On Wednesday, U.S. stocks inched to more records after oil prices declined more than 4%. The S&P 500 edged up to 7,520.36, the Dow rose to 50,644.28, and the Nasdaq gained to 26,674.73 — all three indices setting all-time highs. And the average price for a gallon of gasoline stood at $4.49 on Tuesday, down from $4.53 a week earlier, according to AAA. Small movement, but a sign of the direction markets are hoping for.

But here's the reality check: this deal is far from done. Iranian negotiator Mohammed Bagher Ghalibaf posted on X that his country was obtaining "concessions not through talks, but through missiles," adding that Tehran has "absolutely no trust in guarantees or words — only actions matter" and that "no step will be taken before the other side acts first." That's not exactly the tone of a party ready to sign.

Clear sticking points between the two sides remained, with Iran's Fars news agency reporting the Strait of Hormuz would remain under Iran's management and dismissing Trump's announcement of a "largely negotiated" deal as "incomplete and inconsistent with reality."

Meanwhile, the U.S. military carried out another round of strikes on Iran, which officials described as defensive, targeting a military site that posed a threat to American forces and commercial traffic. So the guns are still firing even as diplomats are talking.

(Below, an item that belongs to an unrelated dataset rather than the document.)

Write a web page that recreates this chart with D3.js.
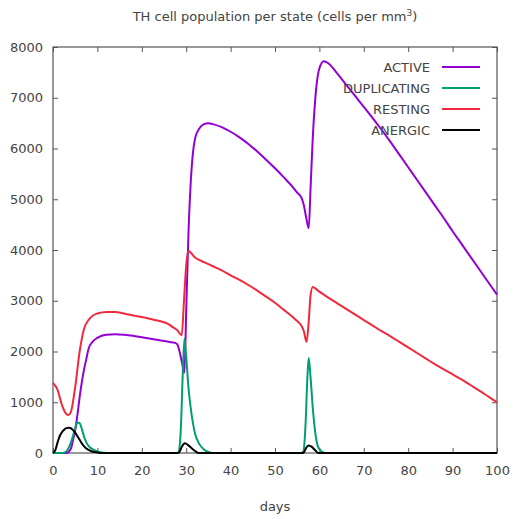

For you personally, the bottom line is straightforward: markets increasingly believe economic pressure will force diplomacy to move faster than military escalation, as one analyst put it, because the conflict has set off what Gulf states called the worst global energy crisis in decades, with higher energy prices in the U.S. feeding rising inflation. A real deal would mean lower gas prices, easing inflation, and a more stable economy. But analysts are cautioning not to get too far ahead of things — oil futures are still pricing in a quick resolution to the Iran war, but analysts warn that investors and consumers are likely to be left disappointed.

Claude’s Scrutiny

72/100

The market rally is built almost entirely on vibes — a tentative U.S. MoU that Iran publicly rejected and Trump hadn't signed. Framing stock records as a reaction to "deal hopes" buries the fact that there is no deal.

Key Takeaways

  • Wall Street hit all-time highs on optimism over a potential U.S.-Iran ceasefire deal — but no deal has actually been signed.
  • Gas prices, which peaked at $4.54/gallon (up 52% since the war started), have begun to tick down slightly as oil markets price in a resolution.
  • The proposed deal would extend the ceasefire by 60 days, reopen the Strait of Hormuz, and kick off nuclear talks — but Iran publicly pushed back and called the U.S. version of events 'inconsistent with reality.'
  • U.S. military strikes on Iran continued even during negotiations, and Iran's chief negotiator signaled deep distrust of Washington on social media.
  • Analysts warn the market may be getting ahead of itself — a swift drop back to pre-war oil prices is unlikely even if a deal is reached, due to infrastructure damage and lingering risk premiums.

Perspectives

How each outlet covered the story — and where it stands relative to the others.

  • Straightforward wire-style live blog coverage; heavy on White House and U.S. official sourcing, with Iranian perspectives included but secondary. Framing generally reflects U.S. government characterizations of events.

  • More consumer-focused angle, emphasizing the impact on household budgets and gas prices. Quotes financial analysts and uses AAA gas price data prominently.

  • The most skeptical of the outlets — leads with analyst warnings that the market is getting ahead of reality and that a fast oil price recovery is unlikely. More investor-focused and contrarian in tone compared to CBS.

  • Balanced live blog with strong geopolitical framing; notable for including warnings from international economic organizations about the disproportionate impact on vulnerable nations — a dimension the other outlets largely skipped.